**WHAT IS REQUIRED:**
Reproduce the material word for word; the images stay out.

**RECORDED DATA:**
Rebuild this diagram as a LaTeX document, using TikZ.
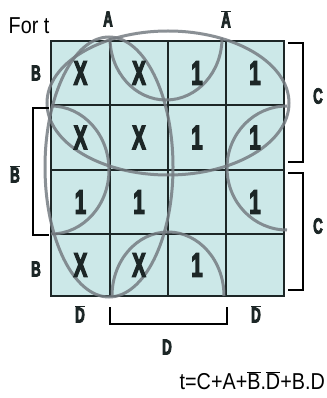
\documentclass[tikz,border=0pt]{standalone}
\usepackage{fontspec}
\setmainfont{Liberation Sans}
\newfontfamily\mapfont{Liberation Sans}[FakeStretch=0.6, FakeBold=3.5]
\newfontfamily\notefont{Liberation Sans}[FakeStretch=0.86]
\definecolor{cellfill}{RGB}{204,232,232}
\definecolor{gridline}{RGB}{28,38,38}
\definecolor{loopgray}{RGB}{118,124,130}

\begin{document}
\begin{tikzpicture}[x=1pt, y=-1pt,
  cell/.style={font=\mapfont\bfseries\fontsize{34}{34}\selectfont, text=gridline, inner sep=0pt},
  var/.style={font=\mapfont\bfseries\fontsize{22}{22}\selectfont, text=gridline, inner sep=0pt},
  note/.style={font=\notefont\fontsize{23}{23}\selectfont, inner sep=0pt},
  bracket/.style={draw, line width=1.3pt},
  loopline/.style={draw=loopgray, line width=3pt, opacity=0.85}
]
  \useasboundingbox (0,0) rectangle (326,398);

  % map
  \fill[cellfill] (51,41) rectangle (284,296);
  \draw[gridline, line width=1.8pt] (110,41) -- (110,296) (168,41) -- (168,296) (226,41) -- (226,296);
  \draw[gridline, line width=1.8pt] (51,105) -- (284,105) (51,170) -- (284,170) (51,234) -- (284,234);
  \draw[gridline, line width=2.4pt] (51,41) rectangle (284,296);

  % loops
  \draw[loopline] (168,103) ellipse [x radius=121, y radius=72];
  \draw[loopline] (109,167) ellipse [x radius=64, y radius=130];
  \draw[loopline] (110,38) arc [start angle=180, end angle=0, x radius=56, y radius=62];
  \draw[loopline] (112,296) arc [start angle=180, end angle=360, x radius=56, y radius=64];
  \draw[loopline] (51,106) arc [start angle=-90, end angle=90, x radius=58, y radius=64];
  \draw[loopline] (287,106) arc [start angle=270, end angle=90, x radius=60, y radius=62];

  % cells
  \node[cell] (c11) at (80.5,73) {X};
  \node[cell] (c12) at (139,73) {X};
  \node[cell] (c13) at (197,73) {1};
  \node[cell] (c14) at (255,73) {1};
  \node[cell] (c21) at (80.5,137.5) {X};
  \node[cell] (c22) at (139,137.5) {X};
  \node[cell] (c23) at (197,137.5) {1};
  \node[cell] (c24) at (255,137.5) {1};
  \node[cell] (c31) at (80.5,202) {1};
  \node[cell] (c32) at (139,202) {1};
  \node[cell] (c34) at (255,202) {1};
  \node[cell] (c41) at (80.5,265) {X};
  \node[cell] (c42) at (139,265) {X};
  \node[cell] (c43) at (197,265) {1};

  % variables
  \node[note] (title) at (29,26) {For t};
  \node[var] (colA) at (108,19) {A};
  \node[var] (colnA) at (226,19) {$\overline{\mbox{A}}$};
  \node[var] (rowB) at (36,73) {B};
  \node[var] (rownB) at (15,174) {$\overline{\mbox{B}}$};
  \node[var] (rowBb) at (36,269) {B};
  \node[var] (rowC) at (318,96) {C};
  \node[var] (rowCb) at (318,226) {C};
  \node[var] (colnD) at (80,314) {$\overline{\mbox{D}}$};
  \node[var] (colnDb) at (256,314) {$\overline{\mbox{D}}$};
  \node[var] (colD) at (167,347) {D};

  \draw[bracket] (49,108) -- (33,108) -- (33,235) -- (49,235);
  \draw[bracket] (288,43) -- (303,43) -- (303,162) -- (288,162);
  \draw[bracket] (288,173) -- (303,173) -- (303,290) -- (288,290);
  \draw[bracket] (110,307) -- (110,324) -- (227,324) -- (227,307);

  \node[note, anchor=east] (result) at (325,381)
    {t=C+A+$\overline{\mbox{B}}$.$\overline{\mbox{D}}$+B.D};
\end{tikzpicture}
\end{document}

**THE RESULT:**
Rebuild this diagram as a LaTeX document, using TikZ.
\documentclass[tikz,border=0pt]{standalone}
\usepackage{fontspec}
\setmainfont{Liberation Sans}
\newfontfamily\mapfont{Liberation Sans}[FakeStretch=0.6, FakeBold=3.5]
\newfontfamily\notefont{Liberation Sans}[FakeStretch=0.86]
\definecolor{cellfill}{RGB}{204,232,232}
\definecolor{gridline}{RGB}{28,38,38}
\definecolor{loopgray}{RGB}{118,124,130}

\begin{document}
\begin{tikzpicture}[x=1pt, y=-1pt,
  cell/.style={font=\mapfont\bfseries\fontsize{34}{34}\selectfont, text=gridline, inner sep=0pt},
  var/.style={font=\mapfont\bfseries\fontsize{22}{22}\selectfont, text=gridline, inner sep=0pt},
  note/.style={font=\notefont\fontsize{23}{23}\selectfont, inner sep=0pt},
  bracket/.style={draw, line width=1.3pt},
  loopline/.style={draw=loopgray, line width=3pt, opacity=0.85}
]
  \useasboundingbox (0,0) rectangle (326,398);

  % map
  \fill[cellfill] (51,41) rectangle (284,296);
  \draw[gridline, line width=1.8pt] (110,41) -- (110,296) (168,41) -- (168,296) (226,41) -- (226,296);
  \draw[gridline, line width=1.8pt] (51,105) -- (284,105) (51,170) -- (284,170) (51,234) -- (284,234);
  \draw[gridline, line width=2.4pt] (51,41) rectangle (284,296);

  % loops
  \draw[loopline] (168,103) ellipse [x radius=121, y radius=72];
  \draw[loopline] (109,167) ellipse [x radius=64, y radius=130];
  \draw[loopline] (110,38) arc [start angle=180, end angle=0, x radius=56, y radius=62];
  \draw[loopline] (112,296) arc [start angle=180, end angle=360, x radius=56, y radius=64];
  \draw[loopline] (51,106) arc [start angle=-90, end angle=90, x radius=58, y radius=64];
  \draw[loopline] (287,106) arc [start angle=270, end angle=90, x radius=60, y radius=62];

  % cells
  \node[cell] (c11) at (80.5,73) {X};
  \node[cell] (c12) at (139,73) {X};
  \node[cell] (c13) at (197,73) {1};
  \node[cell] (c14) at (255,73) {1};
  \node[cell] (c21) at (80.5,137.5) {X};
  \node[cell] (c22) at (139,137.5) {X};
  \node[cell] (c23) at (197,137.5) {1};
  \node[cell] (c24) at (255,137.5) {1};
  \node[cell] (c31) at (80.5,202) {1};
  \node[cell] (c32) at (139,202) {1};
  \node[cell] (c34) at (255,202) {1};
  \node[cell] (c41) at (80.5,265) {X};
  \node[cell] (c42) at (139,265) {X};
  \node[cell] (c43) at (197,265) {1};

  % variables
  \node[note] (title) at (29,26) {For t};
  \node[var] (colA) at (108,19) {A};
  \node[var] (colnA) at (226,19) {$\overline{\mbox{A}}$};
  \node[var] (rowB) at (36,73) {B};
  \node[var] (rownB) at (15,174) {$\overline{\mbox{B}}$};
  \node[var] (rowBb) at (36,269) {B};
  \node[var] (rowC) at (318,96) {C};
  \node[var] (rowCb) at (318,226) {C};
  \node[var] (colnD) at (80,314) {$\overline{\mbox{D}}$};
  \node[var] (colnDb) at (256,314) {$\overline{\mbox{D}}$};
  \node[var] (colD) at (167,347) {D};

  \draw[bracket] (49,108) -- (33,108) -- (33,235) -- (49,235);
  \draw[bracket] (288,43) -- (303,43) -- (303,162) -- (288,162);
  \draw[bracket] (288,173) -- (303,173) -- (303,290) -- (288,290);
  \draw[bracket] (110,307) -- (110,324) -- (227,324) -- (227,307);

  \node[note, anchor=east] (result) at (325,381)
    {t=C+A+$\overline{\mbox{B}}$.$\overline{\mbox{D}}$+B.D};
\end{tikzpicture}
\end{document}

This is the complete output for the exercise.